Monday, March 22, 2010

That's annoying.

That whole Facebook comment shit made me feel pretty humiliated. That didn't make me mad, it made me sad. I was like "Wow, I guess." and it made me feel pretty fucken stupid. It makes me not want to do nice things (or anything for that matter) for you because you don't appreciate it. You say you do but you'll go and say stupid shit to me like that that just makes me feel dumb for being nice to you because you're obvious tryna hide me or something. I don't fucken know what it is that I just can't get over or that keeps me here. When we weren't talking I was perfectly fine. I took some time to think shit over but what was done was done and I was coo. I didn't feel the need to call you or anything because I was fine. But when you decided to find your way back into my life, I let you. Now I'm back here in the same situation as before feeling stuck and unhappy because it's like the situation is never gonna get any better. I thought this time around you'd do better for me but you've already pulled the same shit as before.

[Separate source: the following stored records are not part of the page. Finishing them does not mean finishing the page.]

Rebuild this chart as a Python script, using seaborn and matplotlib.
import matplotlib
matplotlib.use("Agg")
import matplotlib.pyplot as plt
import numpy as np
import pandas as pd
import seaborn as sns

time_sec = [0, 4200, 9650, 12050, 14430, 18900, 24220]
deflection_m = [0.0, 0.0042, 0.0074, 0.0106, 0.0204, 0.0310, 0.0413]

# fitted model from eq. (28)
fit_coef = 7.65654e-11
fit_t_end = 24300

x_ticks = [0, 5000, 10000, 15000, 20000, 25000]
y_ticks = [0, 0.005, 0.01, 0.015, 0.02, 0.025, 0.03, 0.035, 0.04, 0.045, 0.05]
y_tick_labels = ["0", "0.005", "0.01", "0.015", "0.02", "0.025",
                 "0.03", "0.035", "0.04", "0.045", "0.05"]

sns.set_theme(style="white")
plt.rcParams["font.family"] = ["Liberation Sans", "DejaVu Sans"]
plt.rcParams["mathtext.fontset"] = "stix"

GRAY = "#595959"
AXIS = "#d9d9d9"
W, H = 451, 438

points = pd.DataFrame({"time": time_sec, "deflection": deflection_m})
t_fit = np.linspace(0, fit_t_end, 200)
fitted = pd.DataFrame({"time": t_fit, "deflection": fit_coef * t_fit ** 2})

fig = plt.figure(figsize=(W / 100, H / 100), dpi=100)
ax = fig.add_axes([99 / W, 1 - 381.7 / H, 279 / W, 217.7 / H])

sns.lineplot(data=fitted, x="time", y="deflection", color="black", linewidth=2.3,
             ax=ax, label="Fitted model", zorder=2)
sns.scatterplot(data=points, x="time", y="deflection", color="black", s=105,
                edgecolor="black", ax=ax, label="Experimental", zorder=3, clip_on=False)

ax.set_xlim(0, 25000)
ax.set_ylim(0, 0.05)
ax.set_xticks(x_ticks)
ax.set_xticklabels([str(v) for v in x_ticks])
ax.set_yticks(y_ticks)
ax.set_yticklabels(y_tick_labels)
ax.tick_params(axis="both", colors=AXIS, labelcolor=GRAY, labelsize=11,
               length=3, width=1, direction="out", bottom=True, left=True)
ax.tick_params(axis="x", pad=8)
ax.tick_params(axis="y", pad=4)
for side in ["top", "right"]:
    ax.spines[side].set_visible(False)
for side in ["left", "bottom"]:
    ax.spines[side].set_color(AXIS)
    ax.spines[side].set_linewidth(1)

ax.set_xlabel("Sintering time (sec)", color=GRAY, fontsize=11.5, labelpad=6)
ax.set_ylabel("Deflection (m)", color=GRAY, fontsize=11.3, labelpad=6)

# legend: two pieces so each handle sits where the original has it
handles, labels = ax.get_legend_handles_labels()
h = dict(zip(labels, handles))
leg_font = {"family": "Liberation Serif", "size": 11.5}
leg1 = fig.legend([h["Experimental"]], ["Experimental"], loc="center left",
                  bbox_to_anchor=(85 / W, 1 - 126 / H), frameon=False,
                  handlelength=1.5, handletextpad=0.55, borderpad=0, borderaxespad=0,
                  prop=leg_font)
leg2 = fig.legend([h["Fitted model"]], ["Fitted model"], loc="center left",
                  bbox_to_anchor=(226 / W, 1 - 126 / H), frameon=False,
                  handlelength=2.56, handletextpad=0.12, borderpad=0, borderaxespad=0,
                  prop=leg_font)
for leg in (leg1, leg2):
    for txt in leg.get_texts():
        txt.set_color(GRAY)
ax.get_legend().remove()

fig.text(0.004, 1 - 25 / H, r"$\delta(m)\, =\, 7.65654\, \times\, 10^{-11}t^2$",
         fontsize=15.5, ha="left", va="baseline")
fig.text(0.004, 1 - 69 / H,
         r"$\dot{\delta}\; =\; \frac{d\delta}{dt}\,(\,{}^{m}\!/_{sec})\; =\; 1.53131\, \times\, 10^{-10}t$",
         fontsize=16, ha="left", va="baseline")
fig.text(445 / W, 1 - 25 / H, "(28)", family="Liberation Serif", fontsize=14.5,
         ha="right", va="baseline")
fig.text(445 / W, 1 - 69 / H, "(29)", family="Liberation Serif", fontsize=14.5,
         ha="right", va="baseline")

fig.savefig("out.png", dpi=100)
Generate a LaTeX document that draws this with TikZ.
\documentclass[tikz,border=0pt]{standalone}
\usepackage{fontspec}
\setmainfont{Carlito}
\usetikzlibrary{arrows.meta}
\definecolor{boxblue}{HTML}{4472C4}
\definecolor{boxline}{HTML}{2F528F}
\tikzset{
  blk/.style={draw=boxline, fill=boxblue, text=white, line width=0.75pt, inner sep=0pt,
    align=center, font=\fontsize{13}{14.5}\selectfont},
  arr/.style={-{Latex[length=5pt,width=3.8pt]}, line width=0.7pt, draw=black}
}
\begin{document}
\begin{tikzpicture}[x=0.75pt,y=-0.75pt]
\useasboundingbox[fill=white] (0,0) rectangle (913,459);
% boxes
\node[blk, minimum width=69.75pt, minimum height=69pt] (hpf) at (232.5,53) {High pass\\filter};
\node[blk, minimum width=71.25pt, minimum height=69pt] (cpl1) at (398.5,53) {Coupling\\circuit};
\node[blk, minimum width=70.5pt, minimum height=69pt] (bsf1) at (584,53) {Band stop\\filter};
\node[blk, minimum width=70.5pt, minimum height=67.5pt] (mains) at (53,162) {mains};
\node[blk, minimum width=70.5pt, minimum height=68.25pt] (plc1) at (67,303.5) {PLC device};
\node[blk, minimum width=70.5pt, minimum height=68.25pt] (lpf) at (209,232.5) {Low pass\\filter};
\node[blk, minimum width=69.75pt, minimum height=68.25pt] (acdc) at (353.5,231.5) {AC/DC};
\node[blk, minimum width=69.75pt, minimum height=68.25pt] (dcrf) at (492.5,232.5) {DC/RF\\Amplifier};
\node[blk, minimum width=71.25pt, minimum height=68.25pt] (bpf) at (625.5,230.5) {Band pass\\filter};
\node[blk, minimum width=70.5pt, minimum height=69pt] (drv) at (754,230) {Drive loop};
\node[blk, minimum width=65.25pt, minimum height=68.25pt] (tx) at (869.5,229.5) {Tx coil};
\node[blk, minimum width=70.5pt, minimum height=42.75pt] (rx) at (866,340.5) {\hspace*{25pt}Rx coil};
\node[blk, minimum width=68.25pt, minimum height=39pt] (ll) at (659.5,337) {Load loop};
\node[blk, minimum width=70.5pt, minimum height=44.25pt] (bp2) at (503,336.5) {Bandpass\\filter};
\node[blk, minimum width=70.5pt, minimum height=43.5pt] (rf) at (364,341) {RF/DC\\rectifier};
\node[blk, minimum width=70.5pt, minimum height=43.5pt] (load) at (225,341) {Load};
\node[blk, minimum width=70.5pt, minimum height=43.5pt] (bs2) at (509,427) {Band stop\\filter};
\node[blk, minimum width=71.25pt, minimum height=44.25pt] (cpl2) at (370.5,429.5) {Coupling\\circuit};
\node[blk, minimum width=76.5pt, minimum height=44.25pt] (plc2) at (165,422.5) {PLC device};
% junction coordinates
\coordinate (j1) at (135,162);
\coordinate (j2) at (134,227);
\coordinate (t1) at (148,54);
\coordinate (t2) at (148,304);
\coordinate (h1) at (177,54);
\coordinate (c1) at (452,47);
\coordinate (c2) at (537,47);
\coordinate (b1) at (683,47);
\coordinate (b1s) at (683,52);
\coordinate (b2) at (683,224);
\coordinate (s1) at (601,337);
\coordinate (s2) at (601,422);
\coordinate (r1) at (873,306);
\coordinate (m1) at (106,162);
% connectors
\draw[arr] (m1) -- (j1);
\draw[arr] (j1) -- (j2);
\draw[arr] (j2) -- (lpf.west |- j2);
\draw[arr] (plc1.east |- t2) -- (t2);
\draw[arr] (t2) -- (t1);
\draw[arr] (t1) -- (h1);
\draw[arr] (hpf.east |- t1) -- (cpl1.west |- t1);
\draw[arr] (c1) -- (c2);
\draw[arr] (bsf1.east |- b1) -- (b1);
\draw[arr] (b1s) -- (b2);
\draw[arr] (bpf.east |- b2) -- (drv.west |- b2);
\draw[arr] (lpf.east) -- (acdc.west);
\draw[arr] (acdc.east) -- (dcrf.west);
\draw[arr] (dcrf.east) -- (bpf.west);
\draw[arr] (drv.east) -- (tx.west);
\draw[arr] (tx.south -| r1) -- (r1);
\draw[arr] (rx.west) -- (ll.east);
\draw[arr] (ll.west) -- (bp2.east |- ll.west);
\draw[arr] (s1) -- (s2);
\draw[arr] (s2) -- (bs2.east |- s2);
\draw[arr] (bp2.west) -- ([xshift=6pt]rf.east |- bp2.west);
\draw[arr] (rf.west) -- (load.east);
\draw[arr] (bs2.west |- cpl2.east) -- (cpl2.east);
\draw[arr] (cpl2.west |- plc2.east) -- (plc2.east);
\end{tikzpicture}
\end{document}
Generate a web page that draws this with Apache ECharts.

But really, you haven't done anything but this whole Facebook thing to make me unhappy. We've already argued once and I mean, that didn't do anything. We always fight, lol. But for some reason this whole thing just really..I don't want to say "hurt" me, but it did make me feel sad. I get that that's your "sense of humor" (but that shit doesn't make me laugh one bit) but there's just some shit you don't say because it'll actually make sense enough to HURT my feelings. I guess I was just disappointed. You'll never understand though. But I guess I'm coo if that's how you wanna treat me. But go ahead and keep treating me like that, I promise I won't be around long enough for you to do it for long.

And when you delete the posts that are on your wall that show who you commented, and you delete mine, that's pretty fucken annoying too. But is any of this enough to drive me to the point of just completely giving everything up? Yeah, it has. I'm pretty much there because it's the same shit as the first time around. But am I gonna do anything about it? Probably not. Why? Because I'm stupid.